Today, while meditating, I contemplated the following:
the experience of aging and maturing seems to often involve the reduction of possibilities. Youth appears to be full of possibility, full of curiosity, full of the curiosity of possibilities. But it appears that, as we age, we grow towards certainty; more often than not, the personality appears to grow in fixedness. Our “yeses” and our “nos” become more and more clear; the bounds of the personality become definite in how and where they are drawn.
However, I felt a sense of fear considering this effect of aging. Curiosity, possibility, and openness appear not to be a feature of my youth, but rather a feature of my identity. These are traits that I value immensely, such that I cannot consider a life that is truly living without them.
I began to wonder:
How do I age and mature gracefully? How do I age and mature accepting the natural rootedness that comes with adulthood, while preserving openness of heart and mind?
This is what long kept me running away from “the 9-5” and becoming “an adult.” This is what made me run away to a commune almost 3 years ago now. Granted, glorious disillusionment soon followed, revealing to me the atrophy that accompanies a life without a solid foundation — the staunch pursuit of freedom is its own prison — though I comment nevertheless on the character traits that led me there:
There has been an element of Peter Pan syndrome in my way of living that I’ve only relatively recently begun to shed. I’ve learned that the freedom I desire does not accompany being at the mercy of every whim and impulse. I’ve learned that the freedom I desire requires work, for if independence is freedom, and if independence means being self-sustaining, how can I be self-sustaining without my own income, my own place to live, etc etc etc etc — (a note. This is why I associate Saturn-ruled Aquarius with freedom; perhaps true freedom also necessarily involves self-mastery.

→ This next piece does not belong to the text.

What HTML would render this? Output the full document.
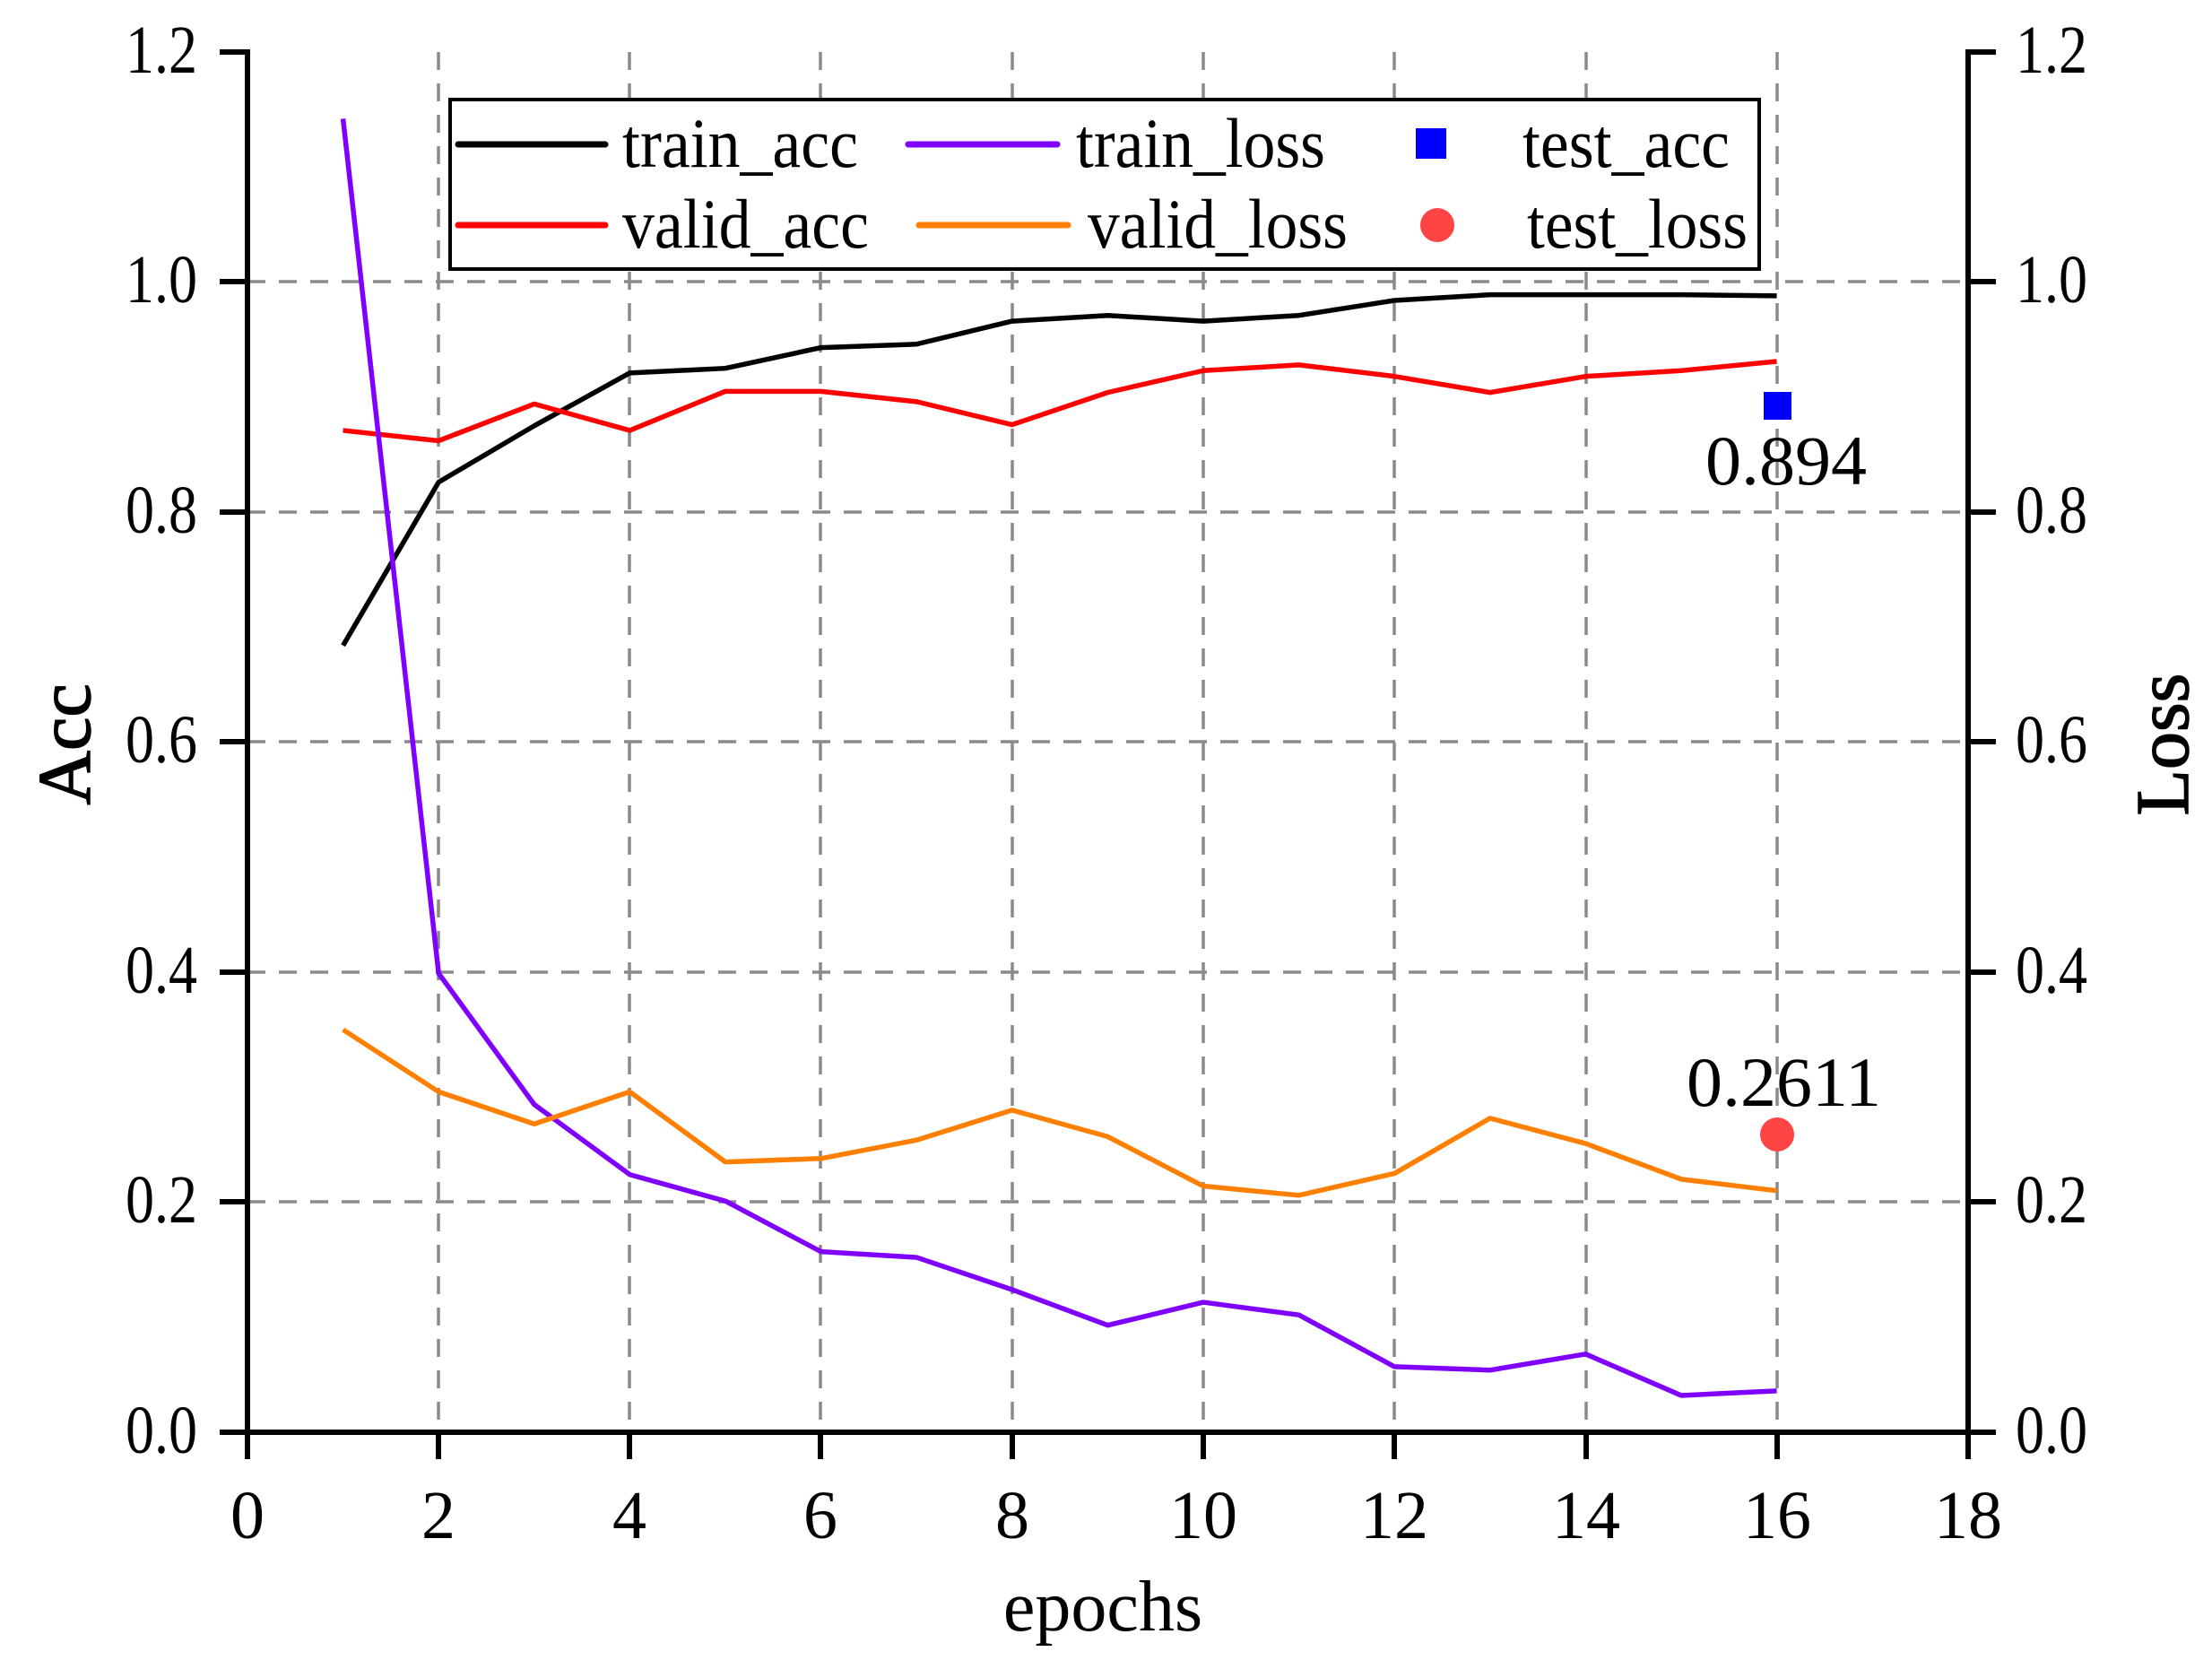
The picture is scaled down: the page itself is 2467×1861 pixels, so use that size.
<!DOCTYPE html>
<html><head><style>
html,body{margin:0;padding:0;background:#fff;}
svg{display:block;}
text{font-family:"Liberation Serif",serif;fill:#000;}
</style></head><body>
<svg width="2467" height="1861" viewBox="0 0 2467 1861" xmlns="http://www.w3.org/2000/svg">
<rect width="2467" height="1861" fill="#fff"/>
<g stroke="#8a8a8a" stroke-width="3.5" stroke-dasharray="20,15" fill="none">
<line x1="489" y1="58" x2="489" y2="1597"/>
<line x1="702" y1="58" x2="702" y2="1597"/>
<line x1="915" y1="58" x2="915" y2="1597"/>
<line x1="1129" y1="58" x2="1129" y2="1597"/>
<line x1="1342" y1="58" x2="1342" y2="1597"/>
<line x1="1555" y1="58" x2="1555" y2="1597"/>
<line x1="1769" y1="58" x2="1769" y2="1597"/>
<line x1="1982" y1="58" x2="1982" y2="1597"/>
<line x1="276" y1="314" x2="2195" y2="314"/>
<line x1="276" y1="571" x2="2195" y2="571"/>
<line x1="276" y1="827" x2="2195" y2="827"/>
<line x1="276" y1="1084" x2="2195" y2="1084"/>
<line x1="276" y1="1340" x2="2195" y2="1340"/>
</g>
<rect x="502" y="111" width="1460" height="189" fill="#fff" stroke="#000" stroke-width="4"/>
<g stroke-width="7" stroke-linecap="round">
<line x1="511" y1="161" x2="675" y2="161" stroke="#000"/>
<line x1="511" y1="251" x2="675" y2="251" stroke="#f00"/>
<line x1="1013" y1="161" x2="1179" y2="161" stroke="#8000ff"/>
<line x1="1025" y1="251" x2="1191" y2="251" stroke="#ff8000"/>
</g>
<rect x="1579" y="143" width="34" height="34" fill="#0000ff"/>
<ellipse cx="1603" cy="251" rx="19" ry="19" fill="#f44"/>
<g font-size="78">
<text x="694" y="186" textLength="263" lengthAdjust="spacingAndGlyphs">train_acc</text>
<text x="694" y="276" textLength="275" lengthAdjust="spacingAndGlyphs">valid_acc</text>
<text x="1200" y="186" textLength="278" lengthAdjust="spacingAndGlyphs">train_loss</text>
<text x="1213" y="276" textLength="290" lengthAdjust="spacingAndGlyphs">valid_loss</text>
<text x="1698" y="186" textLength="231" lengthAdjust="spacingAndGlyphs">test_acc</text>
<text x="1703" y="276" textLength="246" lengthAdjust="spacingAndGlyphs">test_loss</text>
</g>
<g transform="translate(276,1597) scale(106.6,-1282.5)" fill="none" stroke-width="5.5" stroke-linejoin="round">
<polyline vector-effect="non-scaling-stroke" stroke="#000" points="1,0.684 2,0.826 3,0.875 4,0.921 5,0.925 6,0.943 7,0.946 8,0.966 9,0.971 10,0.966 11,0.971 12,0.984 13,0.989 14,0.989 15,0.989 16,0.988"/>
<polyline vector-effect="non-scaling-stroke" stroke="#f00" points="1,0.871 2,0.862 3,0.894 4,0.871 5,0.905 6,0.905 7,0.896 8,0.876 9,0.904 10,0.923 11,0.928 12,0.918 13,0.904 14,0.918 15,0.923 16,0.931"/>
<polyline vector-effect="non-scaling-stroke" stroke="#8000ff" points="1,1.142 2,0.399 3,0.285 4,0.224 5,0.201 6,0.157 7,0.152 8,0.124 9,0.093 10,0.113 11,0.102 12,0.057 13,0.054 14,0.068 15,0.032 16,0.036"/>
<polyline vector-effect="non-scaling-stroke" stroke="#ff8000" points="1,0.350 2,0.296 3,0.268 4,0.296 5,0.235 6,0.238 7,0.254 8,0.280 9,0.257 10,0.214 11,0.206 12,0.225 13,0.273 14,0.251 15,0.220 16,0.210"/>
</g>
<rect x="1967" y="437" width="31" height="31" fill="#0000ff"/>
<circle cx="1982" cy="1265" r="19" fill="#f44"/>
<text x="1902" y="540" font-size="78" textLength="180" lengthAdjust="spacingAndGlyphs">0.894</text>
<text x="1881" y="1233" font-size="78" textLength="217" lengthAdjust="spacingAndGlyphs">0.2611</text>
<g stroke="#000" stroke-width="6" fill="none">
<line x1="276" y1="55" x2="276" y2="1600"/>
<line x1="2195" y1="55" x2="2195" y2="1600"/>
<line x1="245" y1="1597" x2="2226" y2="1597"/>
<line x1="245" y1="58" x2="276" y2="58"/>
<line x1="245" y1="314" x2="276" y2="314"/>
<line x1="245" y1="571" x2="276" y2="571"/>
<line x1="245" y1="827" x2="276" y2="827"/>
<line x1="245" y1="1084" x2="276" y2="1084"/>
<line x1="245" y1="1340" x2="276" y2="1340"/>
<line x1="2195" y1="58" x2="2226" y2="58"/>
<line x1="2195" y1="314" x2="2226" y2="314"/>
<line x1="2195" y1="571" x2="2226" y2="571"/>
<line x1="2195" y1="827" x2="2226" y2="827"/>
<line x1="2195" y1="1084" x2="2226" y2="1084"/>
<line x1="2195" y1="1340" x2="2226" y2="1340"/>
<line x1="276" y1="1597" x2="276" y2="1627"/>
<line x1="489" y1="1597" x2="489" y2="1627"/>
<line x1="702" y1="1597" x2="702" y2="1627"/>
<line x1="915" y1="1597" x2="915" y2="1627"/>
<line x1="1129" y1="1597" x2="1129" y2="1627"/>
<line x1="1342" y1="1597" x2="1342" y2="1627"/>
<line x1="1555" y1="1597" x2="1555" y2="1627"/>
<line x1="1769" y1="1597" x2="1769" y2="1627"/>
<line x1="1982" y1="1597" x2="1982" y2="1627"/>
<line x1="2195" y1="1597" x2="2195" y2="1627"/>
</g>
<g font-size="76">
<text x="140" y="81" textLength="80" lengthAdjust="spacingAndGlyphs">1.2</text>
<text x="140" y="337" textLength="80" lengthAdjust="spacingAndGlyphs">1.0</text>
<text x="140" y="594" textLength="80" lengthAdjust="spacingAndGlyphs">0.8</text>
<text x="140" y="850" textLength="80" lengthAdjust="spacingAndGlyphs">0.6</text>
<text x="140" y="1107" textLength="80" lengthAdjust="spacingAndGlyphs">0.4</text>
<text x="140" y="1363" textLength="80" lengthAdjust="spacingAndGlyphs">0.2</text>
<text x="140" y="1620" textLength="80" lengthAdjust="spacingAndGlyphs">0.0</text>
<text x="2248" y="81" textLength="80" lengthAdjust="spacingAndGlyphs">1.2</text>
<text x="2248" y="337" textLength="80" lengthAdjust="spacingAndGlyphs">1.0</text>
<text x="2248" y="594" textLength="80" lengthAdjust="spacingAndGlyphs">0.8</text>
<text x="2248" y="850" textLength="80" lengthAdjust="spacingAndGlyphs">0.6</text>
<text x="2248" y="1107" textLength="80" lengthAdjust="spacingAndGlyphs">0.4</text>
<text x="2248" y="1363" textLength="80" lengthAdjust="spacingAndGlyphs">0.2</text>
<text x="2248" y="1620" textLength="80" lengthAdjust="spacingAndGlyphs">0.0</text>
</g>
<g font-size="76" text-anchor="middle">
<text x="276" y="1715">0</text>
<text x="489" y="1715">2</text>
<text x="702" y="1715">4</text>
<text x="915" y="1715">6</text>
<text x="1129" y="1715">8</text>
<text x="1342" y="1715">10</text>
<text x="1555" y="1715">12</text>
<text x="1769" y="1715">14</text>
<text x="1982" y="1715">16</text>
<text x="2195" y="1715">18</text>
</g>
<text x="1230" y="1818" font-size="80" text-anchor="middle">epochs</text>
<text transform="translate(100,830) rotate(-90)" font-size="84" text-anchor="middle" stroke="#000" stroke-width="1.5">Acc</text>
<text transform="translate(2440,830) rotate(-90)" font-size="84" text-anchor="middle" stroke="#000" stroke-width="1.5">Loss</text>
</svg>
</body></html>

Do we have free will if we are ruled by animal impulse, or the pull of instant gratification? Perhaps Saturn, in this way, presents to us the keys of freedom, through discipline.)
Still yet, however, I feel I must keep a place for the youth who lives in my heart. As the senex introduces himself and guides my path, I wish to maintain a relationship with that curious Mercurius who seems so intrinsic to my identity.